> **Data excerpt**
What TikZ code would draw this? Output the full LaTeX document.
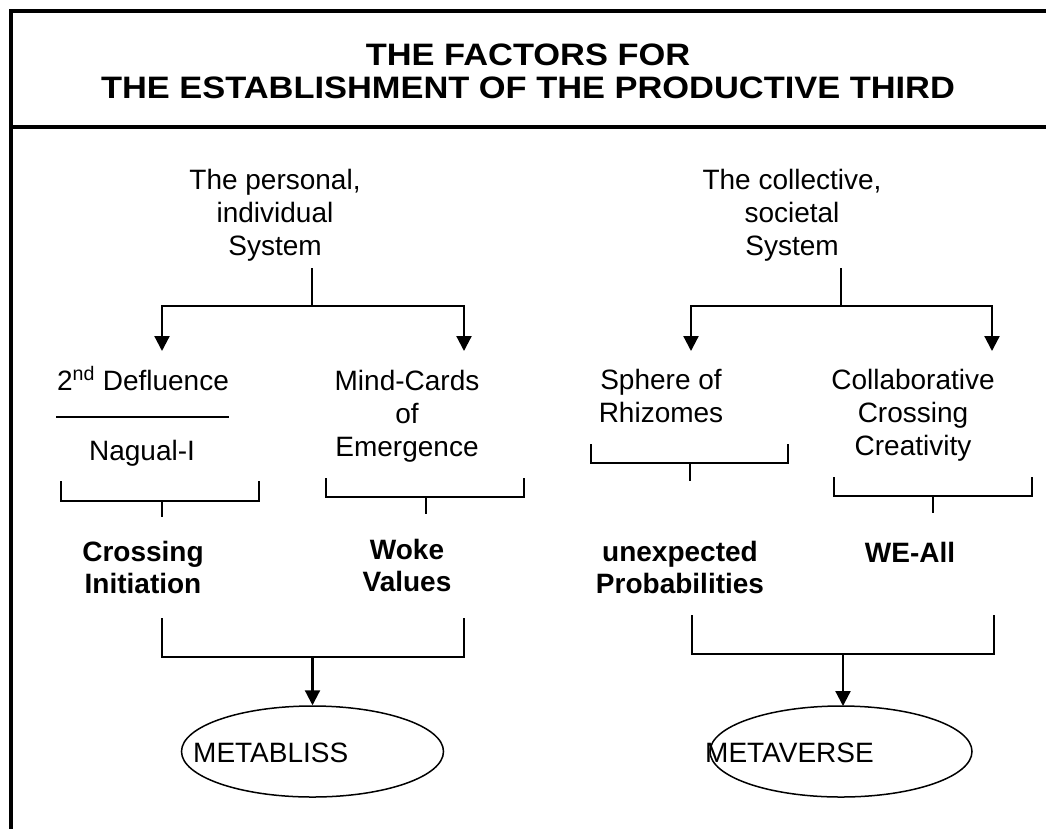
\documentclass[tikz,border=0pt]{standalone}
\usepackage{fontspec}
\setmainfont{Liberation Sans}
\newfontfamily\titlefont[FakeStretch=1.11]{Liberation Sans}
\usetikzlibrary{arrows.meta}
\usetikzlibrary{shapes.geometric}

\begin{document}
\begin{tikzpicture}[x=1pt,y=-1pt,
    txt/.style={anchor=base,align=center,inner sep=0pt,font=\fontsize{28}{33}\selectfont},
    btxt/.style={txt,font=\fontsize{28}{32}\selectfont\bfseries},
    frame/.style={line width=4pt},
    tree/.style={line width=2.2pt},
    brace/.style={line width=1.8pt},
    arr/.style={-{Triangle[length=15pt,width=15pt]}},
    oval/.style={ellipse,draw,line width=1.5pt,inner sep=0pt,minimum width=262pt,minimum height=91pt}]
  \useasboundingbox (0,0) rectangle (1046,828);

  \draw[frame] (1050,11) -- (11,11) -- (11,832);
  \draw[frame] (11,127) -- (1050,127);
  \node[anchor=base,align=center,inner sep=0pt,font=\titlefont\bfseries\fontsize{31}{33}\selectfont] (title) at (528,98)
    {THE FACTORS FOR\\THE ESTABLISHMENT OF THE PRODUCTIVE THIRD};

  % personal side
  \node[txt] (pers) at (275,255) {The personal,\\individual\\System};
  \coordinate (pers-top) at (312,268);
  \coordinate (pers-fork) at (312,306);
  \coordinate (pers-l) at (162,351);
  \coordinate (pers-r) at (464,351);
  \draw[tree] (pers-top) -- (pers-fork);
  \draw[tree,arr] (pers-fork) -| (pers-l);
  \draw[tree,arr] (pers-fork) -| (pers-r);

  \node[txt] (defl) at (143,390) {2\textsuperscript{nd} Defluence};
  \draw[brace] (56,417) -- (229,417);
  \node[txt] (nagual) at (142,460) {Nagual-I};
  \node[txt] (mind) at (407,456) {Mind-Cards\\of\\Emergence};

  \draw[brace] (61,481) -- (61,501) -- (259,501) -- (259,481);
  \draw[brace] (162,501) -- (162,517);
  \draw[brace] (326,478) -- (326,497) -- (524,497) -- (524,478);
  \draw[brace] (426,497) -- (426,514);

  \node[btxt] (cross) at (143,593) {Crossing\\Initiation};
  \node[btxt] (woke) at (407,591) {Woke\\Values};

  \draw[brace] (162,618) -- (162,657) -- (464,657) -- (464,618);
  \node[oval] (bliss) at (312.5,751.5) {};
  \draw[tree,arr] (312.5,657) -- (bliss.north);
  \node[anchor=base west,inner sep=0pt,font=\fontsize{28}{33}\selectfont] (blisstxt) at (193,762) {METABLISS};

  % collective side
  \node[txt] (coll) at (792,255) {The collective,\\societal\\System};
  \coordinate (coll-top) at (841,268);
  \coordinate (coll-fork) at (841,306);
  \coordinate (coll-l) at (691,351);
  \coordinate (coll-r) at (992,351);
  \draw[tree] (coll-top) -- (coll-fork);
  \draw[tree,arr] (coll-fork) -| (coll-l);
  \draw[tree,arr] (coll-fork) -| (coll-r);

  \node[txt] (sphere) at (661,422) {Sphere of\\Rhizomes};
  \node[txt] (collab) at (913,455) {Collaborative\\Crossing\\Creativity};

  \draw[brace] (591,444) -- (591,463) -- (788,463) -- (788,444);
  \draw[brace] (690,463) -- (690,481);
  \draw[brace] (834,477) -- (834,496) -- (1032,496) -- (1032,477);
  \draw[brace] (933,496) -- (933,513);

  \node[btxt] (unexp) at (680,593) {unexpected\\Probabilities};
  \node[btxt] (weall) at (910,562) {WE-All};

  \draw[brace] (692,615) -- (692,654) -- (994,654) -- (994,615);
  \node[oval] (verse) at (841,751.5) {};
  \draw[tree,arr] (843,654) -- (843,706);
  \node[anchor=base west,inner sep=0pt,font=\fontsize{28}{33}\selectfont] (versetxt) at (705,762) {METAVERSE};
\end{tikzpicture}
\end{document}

> **Description of the task**
Reproduce every line exactly and omit all pictures.

> **Result of this task**
What TikZ code would draw this? Output the full LaTeX document.
\documentclass[tikz,border=0pt]{standalone}
\usepackage{fontspec}
\setmainfont{Liberation Sans}
\newfontfamily\titlefont[FakeStretch=1.11]{Liberation Sans}
\usetikzlibrary{arrows.meta}
\usetikzlibrary{shapes.geometric}

\begin{document}
\begin{tikzpicture}[x=1pt,y=-1pt,
    txt/.style={anchor=base,align=center,inner sep=0pt,font=\fontsize{28}{33}\selectfont},
    btxt/.style={txt,font=\fontsize{28}{32}\selectfont\bfseries},
    frame/.style={line width=4pt},
    tree/.style={line width=2.2pt},
    brace/.style={line width=1.8pt},
    arr/.style={-{Triangle[length=15pt,width=15pt]}},
    oval/.style={ellipse,draw,line width=1.5pt,inner sep=0pt,minimum width=262pt,minimum height=91pt}]
  \useasboundingbox (0,0) rectangle (1046,828);

  \draw[frame] (1050,11) -- (11,11) -- (11,832);
  \draw[frame] (11,127) -- (1050,127);
  \node[anchor=base,align=center,inner sep=0pt,font=\titlefont\bfseries\fontsize{31}{33}\selectfont] (title) at (528,98)
    {THE FACTORS FOR\\THE ESTABLISHMENT OF THE PRODUCTIVE THIRD};

  % personal side
  \node[txt] (pers) at (275,255) {The personal,\\individual\\System};
  \coordinate (pers-top) at (312,268);
  \coordinate (pers-fork) at (312,306);
  \coordinate (pers-l) at (162,351);
  \coordinate (pers-r) at (464,351);
  \draw[tree] (pers-top) -- (pers-fork);
  \draw[tree,arr] (pers-fork) -| (pers-l);
  \draw[tree,arr] (pers-fork) -| (pers-r);

  \node[txt] (defl) at (143,390) {2\textsuperscript{nd} Defluence};
  \draw[brace] (56,417) -- (229,417);
  \node[txt] (nagual) at (142,460) {Nagual-I};
  \node[txt] (mind) at (407,456) {Mind-Cards\\of\\Emergence};

  \draw[brace] (61,481) -- (61,501) -- (259,501) -- (259,481);
  \draw[brace] (162,501) -- (162,517);
  \draw[brace] (326,478) -- (326,497) -- (524,497) -- (524,478);
  \draw[brace] (426,497) -- (426,514);

  \node[btxt] (cross) at (143,593) {Crossing\\Initiation};
  \node[btxt] (woke) at (407,591) {Woke\\Values};

  \draw[brace] (162,618) -- (162,657) -- (464,657) -- (464,618);
  \node[oval] (bliss) at (312.5,751.5) {};
  \draw[tree,arr] (312.5,657) -- (bliss.north);
  \node[anchor=base west,inner sep=0pt,font=\fontsize{28}{33}\selectfont] (blisstxt) at (193,762) {METABLISS};

  % collective side
  \node[txt] (coll) at (792,255) {The collective,\\societal\\System};
  \coordinate (coll-top) at (841,268);
  \coordinate (coll-fork) at (841,306);
  \coordinate (coll-l) at (691,351);
  \coordinate (coll-r) at (992,351);
  \draw[tree] (coll-top) -- (coll-fork);
  \draw[tree,arr] (coll-fork) -| (coll-l);
  \draw[tree,arr] (coll-fork) -| (coll-r);

  \node[txt] (sphere) at (661,422) {Sphere of\\Rhizomes};
  \node[txt] (collab) at (913,455) {Collaborative\\Crossing\\Creativity};

  \draw[brace] (591,444) -- (591,463) -- (788,463) -- (788,444);
  \draw[brace] (690,463) -- (690,481);
  \draw[brace] (834,477) -- (834,496) -- (1032,496) -- (1032,477);
  \draw[brace] (933,496) -- (933,513);

  \node[btxt] (unexp) at (680,593) {unexpected\\Probabilities};
  \node[btxt] (weall) at (910,562) {WE-All};

  \draw[brace] (692,615) -- (692,654) -- (994,654) -- (994,615);
  \node[oval] (verse) at (841,751.5) {};
  \draw[tree,arr] (843,654) -- (843,706);
  \node[anchor=base west,inner sep=0pt,font=\fontsize{28}{33}\selectfont] (versetxt) at (705,762) {METAVERSE};
\end{tikzpicture}
\end{document}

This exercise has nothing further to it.